Start of PROVIDED MATERIAL

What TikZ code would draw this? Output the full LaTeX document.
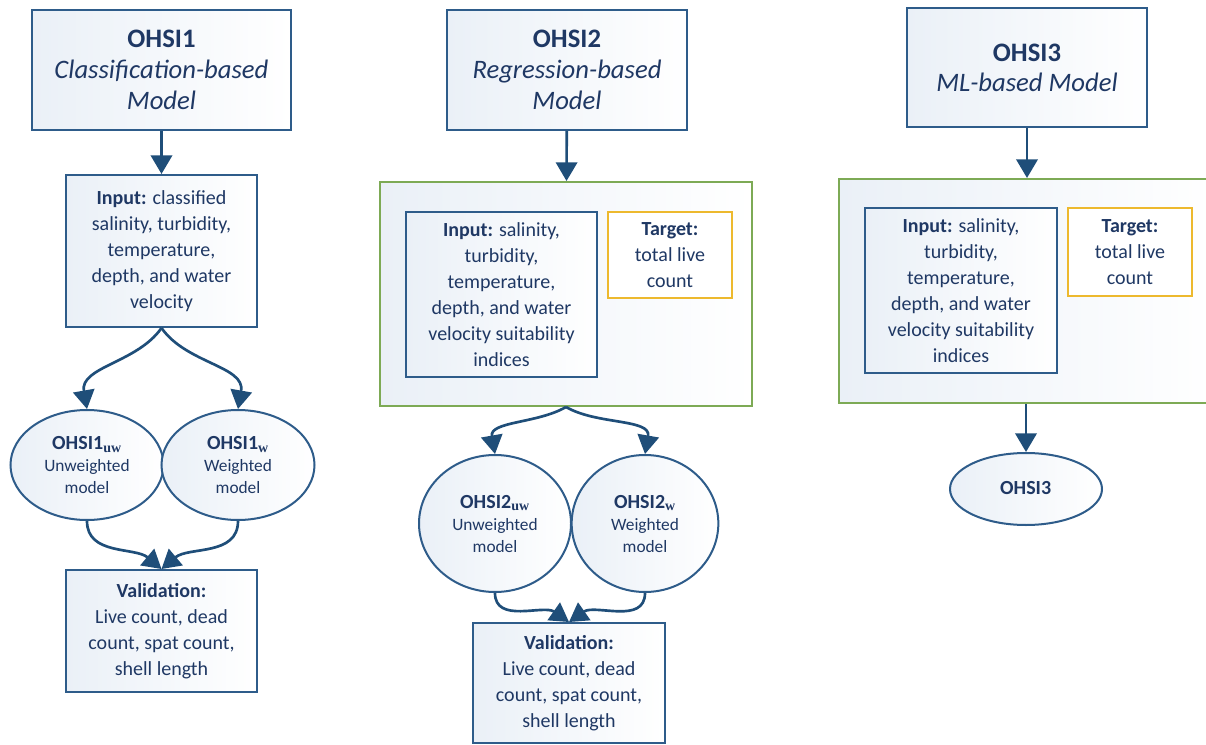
\documentclass[tikz,border=0pt]{standalone}
\usepackage{fontspec}
\setmainfont{Carlito}
\newfontfamily\subfont{Liberation Serif}
\usetikzlibrary{arrows.meta,shapes.geometric}

\definecolor{navy}{HTML}{1F3864}
\definecolor{boxblue}{HTML}{2E5C8A}
\definecolor{arrowblue}{HTML}{1F4E79}
\definecolor{boxgreen}{HTML}{7DAA55}
\definecolor{boxgold}{HTML}{EDB92E}
\definecolor{paleblue}{HTML}{EAF0F7}

\tikzset{
  shadebox/.style={left color=paleblue, right color=white},
  titlebox/.style={draw=boxblue, line width=1.5pt, shadebox, inner sep=0pt,
    align=center, text=navy, font=\fontsize{20}{23}\selectfont},
  textbox/.style={draw=boxblue, line width=1.5pt, shadebox, inner sep=0pt,
    align=center, text=navy, font=\fontsize{15}{19.5}\selectfont},
  targetbox/.style={draw=boxgold, line width=1.5pt, fill=white, inner sep=0pt,
    align=center, text=navy, font=\fontsize{15}{19.5}\selectfont},
  greenbox/.style={draw=boxgreen, line width=1.5pt, shadebox, inner sep=0pt},
  model/.style={ellipse, draw=boxblue, line width=1.5pt, shadebox, inner sep=0pt,
    align=center, text=navy, font=\fontsize{13}{16.5}\selectfont},
  conn/.style={draw=arrowblue, line width=2pt, -{Triangle[width=16pt,length=14pt]}}
}

\newcommand{\modelname}[2]{{\fontsize{15}{18}\selectfont\textbf{#1\textsubscript{\subfont\bfseries #2}}}}

\begin{document}
\begin{tikzpicture}[x=0.75pt, y=-0.75pt]
  \useasboundingbox (0,0) rectangle (1206,745);

  % column 1: classification-based model
  \node[titlebox, minimum width=194.25pt, minimum height=90pt] (t1) at (161.5,70)
    {\textbf{OHSI1}\\\textit{Classification-based}\\\textit{Model}};
  \node[textbox, minimum width=143.25pt, minimum height=114pt] (in1) at (161.5,251)
    {\textbf{Input:} classified\\salinity, turbidity,\\temperature,\\depth, and water\\velocity};
  \node[model, minimum width=114.75pt, minimum height=82.5pt] (e1a) at (87,465)
    {\modelname{OHSI1}{uw}\\Unweighted\\model};
  \node[model, minimum width=114.75pt, minimum height=82.5pt] (e1b) at (238,465)
    {\modelname{OHSI1}{w}\\Weighted\\model};
  \node[textbox, minimum width=143.25pt, minimum height=91.5pt] (v1) at (161.5,631)
    {\textbf{Validation:}\\Live count, dead\\count, spat count,\\shell length};

  \draw[conn] (t1) -- (in1);
  \draw[conn] (in1.south) to[out=-125, in=100] (e1a.north);
  \draw[conn] (in1.south) to[out=-55, in=80] (e1b.north);
  \draw[conn] (e1a.south) to[out=-90, in=140] (v1.north);
  \draw[conn] (e1b.south) to[out=-90, in=40] (v1.north);

  % column 2: regression-based model
  \node[titlebox, minimum width=180pt, minimum height=90pt] (t2) at (567,70)
    {\textbf{OHSI2}\\\textit{Regression-based}\\\textit{Model}};
  \node[greenbox, minimum width=279pt, minimum height=168pt] (g2) at (566,294) {};
  \node[textbox, minimum width=143.25pt, minimum height=123.75pt] (in2) at (501.5,294.5)
    {\textbf{Input:} salinity,\\turbidity,\\temperature,\\depth, and water\\velocity suitability\\indices};
  \node[targetbox, minimum width=93pt, minimum height=64.5pt] (tg2) at (670,255)
    {\textbf{Target:}\\total live\\count};
  \node[model, minimum width=114pt, minimum height=102.75pt] (e2a) at (495,523.5)
    {\modelname{OHSI2}{uw}\\Unweighted\\model};
  \node[model, minimum width=110pt, minimum height=102.75pt] (e2b) at (645,523.5)
    {\modelname{OHSI2}{w}\\Weighted\\model};
  \node[textbox, minimum width=144pt, minimum height=90pt] (v2) at (569,683)
    {\textbf{Validation:}\\Live count, dead\\count, spat count,\\shell length};

  \draw[conn] (t2) -- (g2);
  \draw[conn] (g2.south) to[out=-150, in=100] (e2a.north);
  \draw[conn] (g2.south) to[out=-30, in=80] (e2b.north);
  \draw[conn] (e2a.south) to[out=-90, in=145] (v2.north);
  \draw[conn] (e2b.south) to[out=-90, in=35] (v2.north);

  % column 3: ML-based model
  \node[titlebox, minimum width=180pt, minimum height=89.25pt] (t3) at (1027,68)
    {\textbf{OHSI3}\\\textit{ML-based Model}};
  \node[greenbox, minimum width=282pt, minimum height=168pt] (g3) at (1027,291) {};
  \node[textbox, minimum width=144pt, minimum height=123.75pt] (in3) at (961,290.5)
    {\textbf{Input:} salinity,\\turbidity,\\temperature,\\depth, and water\\velocity suitability\\indices};
  \node[targetbox, minimum width=93pt, minimum height=66pt] (tg3) at (1130,252)
    {\textbf{Target:}\\total live\\count};
  \node[model, minimum width=114pt, minimum height=54pt] (e3) at (1026,489)
    {\modelname{OHSI3}{}};

  \draw[conn] (t3) -- (g3);
  \draw[conn] (g3.south -| e3.north) -- (e3.north);
\end{tikzpicture}
\end{document}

End of PROVIDED MATERIAL

YOUR INSTRUCTIONS
Leave the pictures out and please restate exactly the lines running from the start of the material through the one with "(0,0) rectangle (1206,745);".

SOLUTION FOR THIS EXERCISE
What TikZ code would draw this? Output the full LaTeX document.
\documentclass[tikz,border=0pt]{standalone}
\usepackage{fontspec}
\setmainfont{Carlito}
\newfontfamily\subfont{Liberation Serif}
\usetikzlibrary{arrows.meta,shapes.geometric}

\definecolor{navy}{HTML}{1F3864}
\definecolor{boxblue}{HTML}{2E5C8A}
\definecolor{arrowblue}{HTML}{1F4E79}
\definecolor{boxgreen}{HTML}{7DAA55}
\definecolor{boxgold}{HTML}{EDB92E}
\definecolor{paleblue}{HTML}{EAF0F7}

\tikzset{
  shadebox/.style={left color=paleblue, right color=white},
  titlebox/.style={draw=boxblue, line width=1.5pt, shadebox, inner sep=0pt,
    align=center, text=navy, font=\fontsize{20}{23}\selectfont},
  textbox/.style={draw=boxblue, line width=1.5pt, shadebox, inner sep=0pt,
    align=center, text=navy, font=\fontsize{15}{19.5}\selectfont},
  targetbox/.style={draw=boxgold, line width=1.5pt, fill=white, inner sep=0pt,
    align=center, text=navy, font=\fontsize{15}{19.5}\selectfont},
  greenbox/.style={draw=boxgreen, line width=1.5pt, shadebox, inner sep=0pt},
  model/.style={ellipse, draw=boxblue, line width=1.5pt, shadebox, inner sep=0pt,
    align=center, text=navy, font=\fontsize{13}{16.5}\selectfont},
  conn/.style={draw=arrowblue, line width=2pt, -{Triangle[width=16pt,length=14pt]}}
}

\newcommand{\modelname}[2]{{\fontsize{15}{18}\selectfont\textbf{#1\textsubscript{\subfont\bfseries #2}}}}

\begin{document}
\begin{tikzpicture}[x=0.75pt, y=-0.75pt]
  \useasboundingbox (0,0) rectangle (1206,745);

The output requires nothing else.